### Task description
Copy each line of the records that holds the string "Write".

Source code of charts:
☆ ☆ ☆ ☆ ☆ ☆ ☆

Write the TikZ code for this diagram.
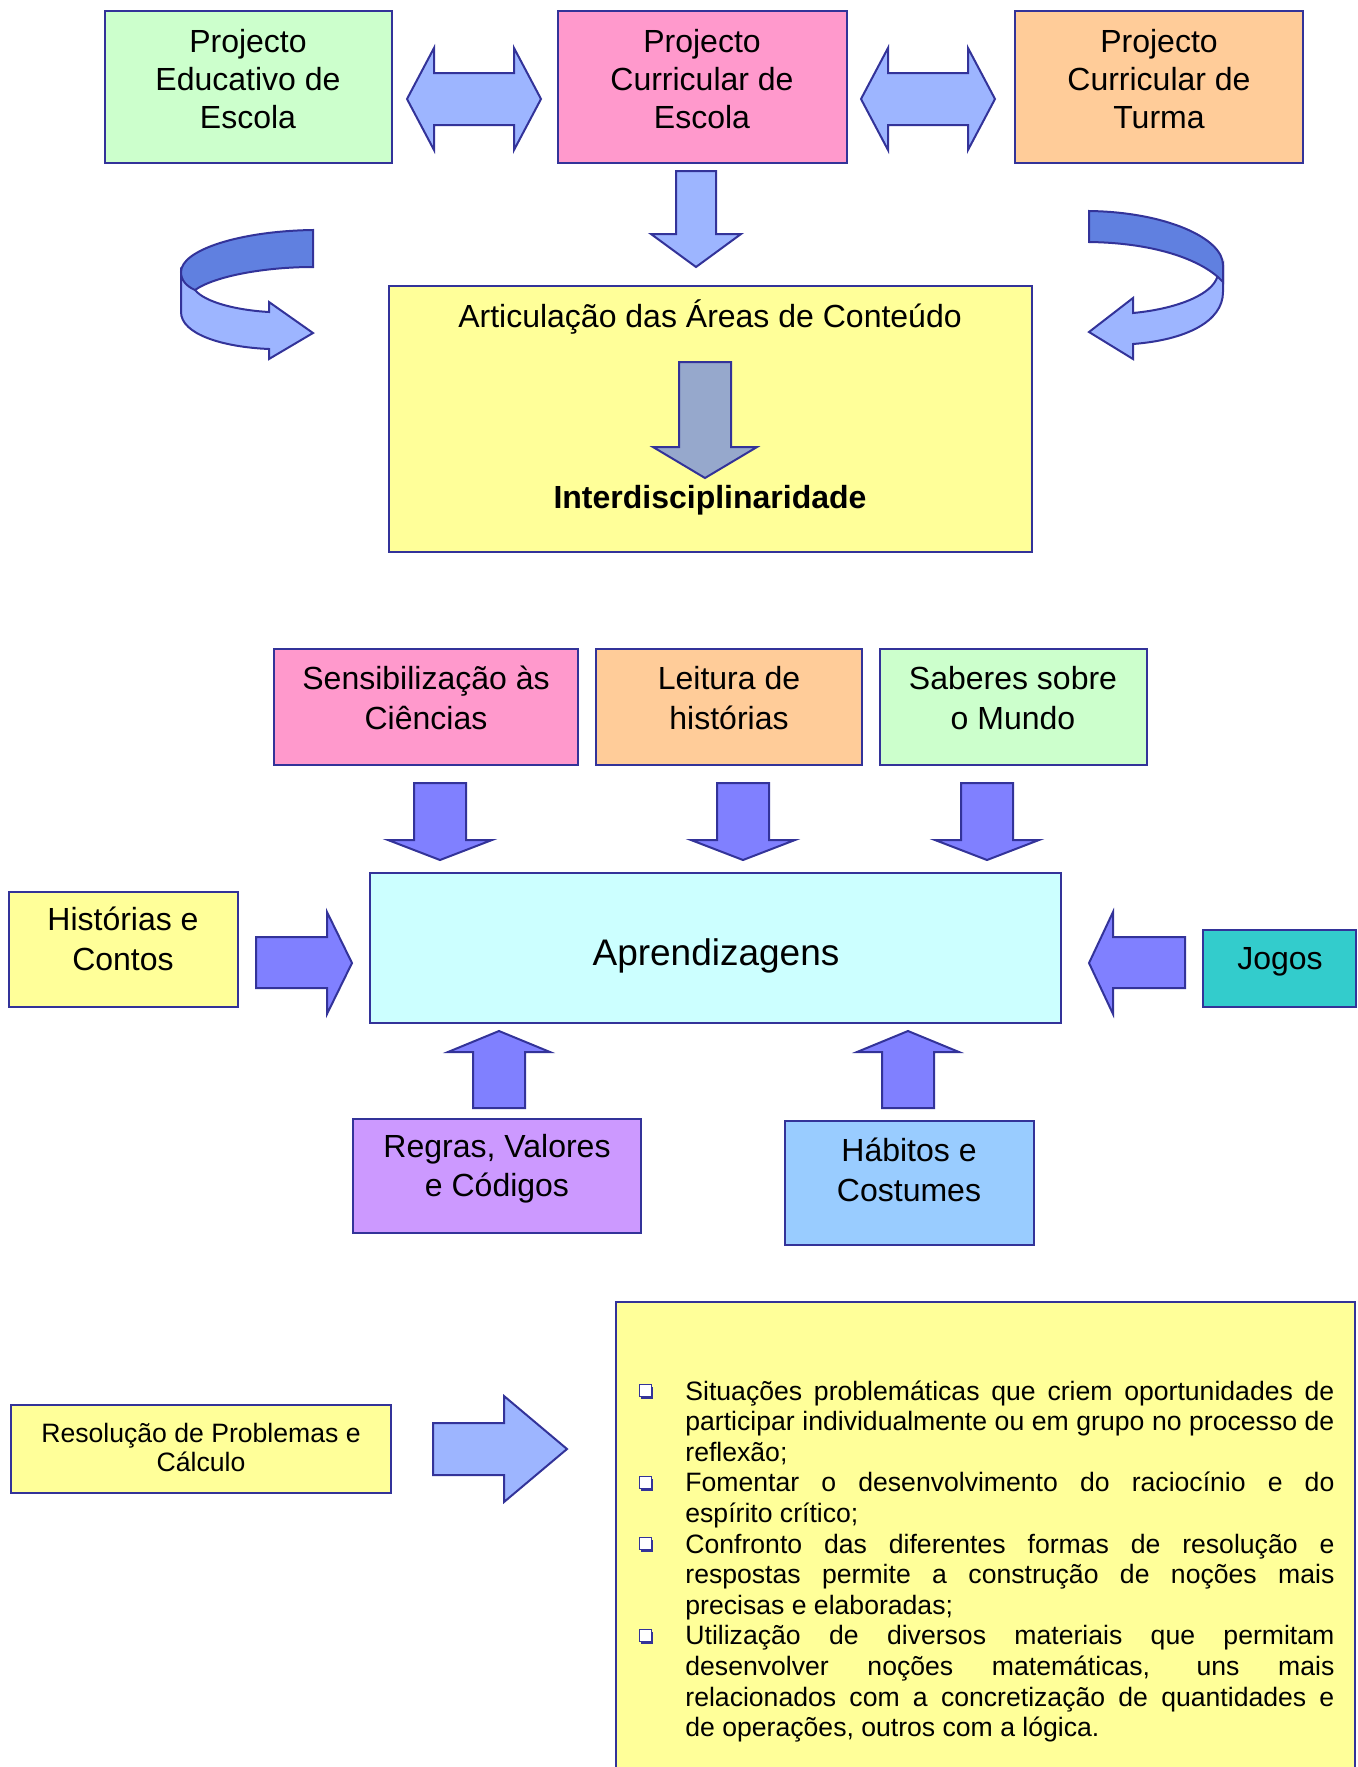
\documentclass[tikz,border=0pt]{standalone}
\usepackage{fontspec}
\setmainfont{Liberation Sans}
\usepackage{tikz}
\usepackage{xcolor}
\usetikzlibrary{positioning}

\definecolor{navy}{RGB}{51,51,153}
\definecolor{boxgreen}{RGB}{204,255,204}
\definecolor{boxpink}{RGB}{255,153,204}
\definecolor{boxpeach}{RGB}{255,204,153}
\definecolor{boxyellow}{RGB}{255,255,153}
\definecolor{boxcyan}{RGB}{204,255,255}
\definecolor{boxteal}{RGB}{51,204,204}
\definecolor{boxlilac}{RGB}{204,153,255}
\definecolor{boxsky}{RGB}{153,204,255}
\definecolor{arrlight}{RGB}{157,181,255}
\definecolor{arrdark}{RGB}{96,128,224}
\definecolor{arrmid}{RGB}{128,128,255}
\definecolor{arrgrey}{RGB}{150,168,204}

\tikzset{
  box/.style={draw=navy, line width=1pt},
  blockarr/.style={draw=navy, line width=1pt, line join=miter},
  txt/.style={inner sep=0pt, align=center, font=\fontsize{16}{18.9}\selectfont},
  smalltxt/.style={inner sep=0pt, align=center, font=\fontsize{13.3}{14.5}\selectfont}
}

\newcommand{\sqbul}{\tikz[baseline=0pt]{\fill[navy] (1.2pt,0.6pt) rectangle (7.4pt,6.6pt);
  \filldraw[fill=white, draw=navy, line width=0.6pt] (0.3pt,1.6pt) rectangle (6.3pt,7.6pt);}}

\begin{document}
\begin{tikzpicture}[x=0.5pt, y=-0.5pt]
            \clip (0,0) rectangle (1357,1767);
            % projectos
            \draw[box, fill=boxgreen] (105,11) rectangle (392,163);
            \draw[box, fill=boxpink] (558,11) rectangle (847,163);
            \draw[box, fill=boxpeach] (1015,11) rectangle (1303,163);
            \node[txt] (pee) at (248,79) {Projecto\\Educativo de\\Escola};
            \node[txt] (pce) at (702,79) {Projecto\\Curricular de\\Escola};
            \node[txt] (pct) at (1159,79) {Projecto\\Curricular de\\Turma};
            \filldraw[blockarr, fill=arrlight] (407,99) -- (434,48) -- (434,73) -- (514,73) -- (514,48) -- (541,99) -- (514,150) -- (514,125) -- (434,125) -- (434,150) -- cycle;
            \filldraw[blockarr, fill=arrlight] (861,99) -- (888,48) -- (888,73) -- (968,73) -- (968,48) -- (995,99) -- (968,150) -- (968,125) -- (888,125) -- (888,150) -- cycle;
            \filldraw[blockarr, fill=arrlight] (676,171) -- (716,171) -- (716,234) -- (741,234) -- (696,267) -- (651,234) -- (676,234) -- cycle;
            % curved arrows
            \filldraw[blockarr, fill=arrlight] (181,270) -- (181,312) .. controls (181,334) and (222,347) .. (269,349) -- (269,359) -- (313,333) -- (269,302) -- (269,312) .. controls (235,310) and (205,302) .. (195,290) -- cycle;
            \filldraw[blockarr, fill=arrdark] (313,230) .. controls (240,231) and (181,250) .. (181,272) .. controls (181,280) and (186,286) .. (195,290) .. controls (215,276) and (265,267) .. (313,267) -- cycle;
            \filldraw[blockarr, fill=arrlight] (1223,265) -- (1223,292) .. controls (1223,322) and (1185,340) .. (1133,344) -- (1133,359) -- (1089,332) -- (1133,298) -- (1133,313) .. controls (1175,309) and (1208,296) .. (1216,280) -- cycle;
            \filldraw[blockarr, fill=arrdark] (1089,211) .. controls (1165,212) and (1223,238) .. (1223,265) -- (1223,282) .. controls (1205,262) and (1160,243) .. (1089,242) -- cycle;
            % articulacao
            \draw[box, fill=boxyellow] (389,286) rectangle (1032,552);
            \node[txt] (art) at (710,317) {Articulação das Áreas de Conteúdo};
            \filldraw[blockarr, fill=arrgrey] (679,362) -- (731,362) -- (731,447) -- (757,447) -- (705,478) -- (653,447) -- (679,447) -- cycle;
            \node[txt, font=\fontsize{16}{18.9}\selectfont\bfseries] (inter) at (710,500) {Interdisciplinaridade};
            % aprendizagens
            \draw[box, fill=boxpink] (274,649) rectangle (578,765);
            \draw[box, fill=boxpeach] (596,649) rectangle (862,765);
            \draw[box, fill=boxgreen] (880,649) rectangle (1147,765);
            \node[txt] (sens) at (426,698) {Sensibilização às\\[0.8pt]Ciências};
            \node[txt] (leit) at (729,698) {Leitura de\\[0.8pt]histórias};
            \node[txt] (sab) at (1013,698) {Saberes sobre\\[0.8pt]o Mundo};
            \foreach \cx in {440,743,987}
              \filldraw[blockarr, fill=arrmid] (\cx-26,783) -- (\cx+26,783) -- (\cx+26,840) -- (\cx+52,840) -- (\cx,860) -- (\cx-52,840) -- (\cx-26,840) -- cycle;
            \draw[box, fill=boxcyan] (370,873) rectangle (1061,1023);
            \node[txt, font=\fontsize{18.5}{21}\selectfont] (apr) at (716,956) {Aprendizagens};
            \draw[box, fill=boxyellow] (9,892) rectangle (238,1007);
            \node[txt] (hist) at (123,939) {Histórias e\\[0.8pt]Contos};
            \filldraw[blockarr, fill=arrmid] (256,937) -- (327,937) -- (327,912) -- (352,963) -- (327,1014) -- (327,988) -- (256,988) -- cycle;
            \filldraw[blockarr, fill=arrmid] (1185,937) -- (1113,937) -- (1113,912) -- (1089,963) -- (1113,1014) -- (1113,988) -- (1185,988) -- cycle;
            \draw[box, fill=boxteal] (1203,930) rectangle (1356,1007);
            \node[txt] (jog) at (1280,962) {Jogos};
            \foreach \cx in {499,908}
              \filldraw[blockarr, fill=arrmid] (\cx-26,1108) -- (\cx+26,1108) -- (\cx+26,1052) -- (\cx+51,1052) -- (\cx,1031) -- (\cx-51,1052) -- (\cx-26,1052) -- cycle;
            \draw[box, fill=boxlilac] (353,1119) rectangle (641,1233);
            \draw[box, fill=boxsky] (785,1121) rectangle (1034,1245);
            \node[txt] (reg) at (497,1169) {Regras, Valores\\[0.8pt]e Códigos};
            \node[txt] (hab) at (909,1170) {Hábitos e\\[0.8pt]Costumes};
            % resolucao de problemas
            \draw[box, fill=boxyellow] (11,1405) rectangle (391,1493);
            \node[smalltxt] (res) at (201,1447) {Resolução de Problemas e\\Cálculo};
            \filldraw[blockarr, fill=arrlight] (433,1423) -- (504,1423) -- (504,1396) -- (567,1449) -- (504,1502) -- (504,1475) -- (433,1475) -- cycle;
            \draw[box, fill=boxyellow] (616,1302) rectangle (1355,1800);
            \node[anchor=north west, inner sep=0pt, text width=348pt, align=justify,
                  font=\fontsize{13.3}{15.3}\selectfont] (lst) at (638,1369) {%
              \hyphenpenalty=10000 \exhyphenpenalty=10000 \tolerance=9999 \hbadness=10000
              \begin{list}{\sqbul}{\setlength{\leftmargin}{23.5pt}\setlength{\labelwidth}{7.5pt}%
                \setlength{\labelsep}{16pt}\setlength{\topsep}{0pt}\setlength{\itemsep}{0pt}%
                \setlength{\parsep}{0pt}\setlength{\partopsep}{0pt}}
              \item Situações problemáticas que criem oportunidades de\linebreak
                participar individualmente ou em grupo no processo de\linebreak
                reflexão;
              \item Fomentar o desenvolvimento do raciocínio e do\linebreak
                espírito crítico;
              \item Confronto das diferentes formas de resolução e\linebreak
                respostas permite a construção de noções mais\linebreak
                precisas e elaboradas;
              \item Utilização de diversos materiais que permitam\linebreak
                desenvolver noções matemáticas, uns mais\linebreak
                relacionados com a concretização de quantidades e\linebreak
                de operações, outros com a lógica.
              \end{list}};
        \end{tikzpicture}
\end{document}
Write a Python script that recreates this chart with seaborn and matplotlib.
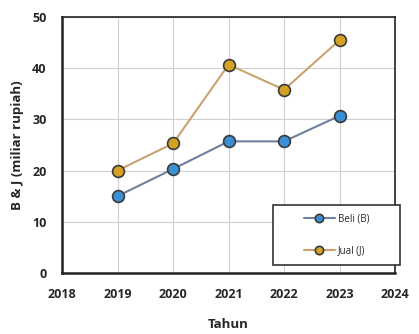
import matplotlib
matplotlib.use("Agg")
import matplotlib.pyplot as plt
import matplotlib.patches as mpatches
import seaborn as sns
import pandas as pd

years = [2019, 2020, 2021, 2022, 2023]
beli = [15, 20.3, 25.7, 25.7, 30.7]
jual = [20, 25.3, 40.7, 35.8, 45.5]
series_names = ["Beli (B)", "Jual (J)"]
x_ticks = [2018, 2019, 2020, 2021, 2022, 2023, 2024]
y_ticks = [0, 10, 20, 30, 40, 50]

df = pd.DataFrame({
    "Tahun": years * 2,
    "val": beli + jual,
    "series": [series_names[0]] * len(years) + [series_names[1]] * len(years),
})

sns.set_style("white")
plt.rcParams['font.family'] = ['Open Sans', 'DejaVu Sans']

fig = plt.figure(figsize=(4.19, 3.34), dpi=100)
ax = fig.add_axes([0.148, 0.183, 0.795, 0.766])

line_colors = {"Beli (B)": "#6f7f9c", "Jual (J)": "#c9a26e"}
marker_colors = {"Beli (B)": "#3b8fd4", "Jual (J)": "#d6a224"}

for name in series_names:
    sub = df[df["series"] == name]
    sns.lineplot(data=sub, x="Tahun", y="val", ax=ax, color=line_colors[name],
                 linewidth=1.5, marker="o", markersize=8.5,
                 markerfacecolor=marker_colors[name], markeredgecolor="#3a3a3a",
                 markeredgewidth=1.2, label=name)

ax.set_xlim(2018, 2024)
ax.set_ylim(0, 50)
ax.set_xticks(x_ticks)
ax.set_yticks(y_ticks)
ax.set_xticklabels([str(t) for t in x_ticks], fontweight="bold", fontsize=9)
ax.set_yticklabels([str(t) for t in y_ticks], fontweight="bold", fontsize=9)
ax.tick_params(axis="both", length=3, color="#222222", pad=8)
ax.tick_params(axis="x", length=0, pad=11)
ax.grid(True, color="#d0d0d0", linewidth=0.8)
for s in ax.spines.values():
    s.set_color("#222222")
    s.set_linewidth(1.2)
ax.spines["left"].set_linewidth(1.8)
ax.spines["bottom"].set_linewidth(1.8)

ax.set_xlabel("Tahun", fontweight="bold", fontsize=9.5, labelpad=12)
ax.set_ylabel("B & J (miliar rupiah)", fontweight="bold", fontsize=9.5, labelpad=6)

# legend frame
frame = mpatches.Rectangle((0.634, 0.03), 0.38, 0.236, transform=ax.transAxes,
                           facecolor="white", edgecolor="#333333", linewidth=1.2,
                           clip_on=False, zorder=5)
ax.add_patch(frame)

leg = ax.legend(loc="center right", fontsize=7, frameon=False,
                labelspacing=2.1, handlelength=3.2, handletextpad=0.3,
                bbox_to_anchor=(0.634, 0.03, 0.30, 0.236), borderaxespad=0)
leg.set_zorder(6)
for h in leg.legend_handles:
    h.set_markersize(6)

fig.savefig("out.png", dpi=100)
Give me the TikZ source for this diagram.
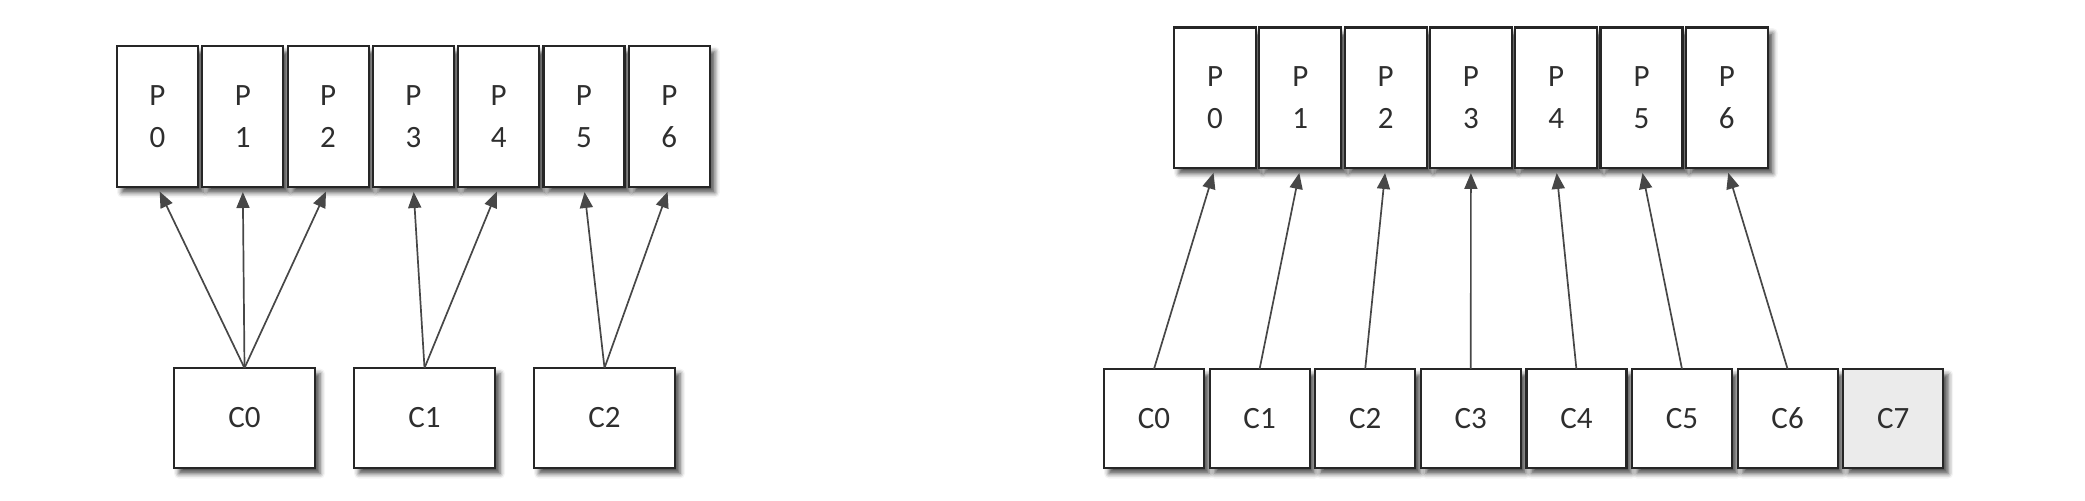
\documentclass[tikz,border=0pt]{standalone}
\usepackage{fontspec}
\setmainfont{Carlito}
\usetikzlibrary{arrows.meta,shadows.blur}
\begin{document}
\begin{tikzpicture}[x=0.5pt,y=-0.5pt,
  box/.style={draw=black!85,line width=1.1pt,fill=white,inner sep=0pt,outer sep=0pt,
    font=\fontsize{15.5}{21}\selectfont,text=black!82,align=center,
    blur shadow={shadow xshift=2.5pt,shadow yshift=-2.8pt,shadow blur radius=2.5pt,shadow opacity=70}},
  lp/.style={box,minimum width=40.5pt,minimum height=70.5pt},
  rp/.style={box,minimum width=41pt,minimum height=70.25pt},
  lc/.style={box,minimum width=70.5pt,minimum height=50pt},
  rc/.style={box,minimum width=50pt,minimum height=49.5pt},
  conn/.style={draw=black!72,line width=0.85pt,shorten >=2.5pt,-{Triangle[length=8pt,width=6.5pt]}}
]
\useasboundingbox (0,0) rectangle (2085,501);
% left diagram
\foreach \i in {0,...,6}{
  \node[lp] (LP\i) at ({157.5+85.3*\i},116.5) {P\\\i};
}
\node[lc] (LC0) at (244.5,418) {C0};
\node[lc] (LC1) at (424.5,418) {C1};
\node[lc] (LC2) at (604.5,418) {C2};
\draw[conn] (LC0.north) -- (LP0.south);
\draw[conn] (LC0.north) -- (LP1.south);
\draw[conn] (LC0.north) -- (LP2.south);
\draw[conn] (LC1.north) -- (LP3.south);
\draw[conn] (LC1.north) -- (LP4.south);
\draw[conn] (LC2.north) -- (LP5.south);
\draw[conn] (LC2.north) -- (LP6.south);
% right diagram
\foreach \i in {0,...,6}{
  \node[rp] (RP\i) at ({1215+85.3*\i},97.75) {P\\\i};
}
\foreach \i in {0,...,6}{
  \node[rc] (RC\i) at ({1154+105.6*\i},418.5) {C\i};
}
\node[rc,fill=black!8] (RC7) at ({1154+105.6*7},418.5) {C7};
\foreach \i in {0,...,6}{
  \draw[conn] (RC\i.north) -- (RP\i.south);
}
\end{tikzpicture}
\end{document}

☆ ☆ ☆ ☆ ☆ ☆ ☆

### Exercise output
Write the TikZ code for this diagram.
Write a Python script that recreates this chart with seaborn and matplotlib.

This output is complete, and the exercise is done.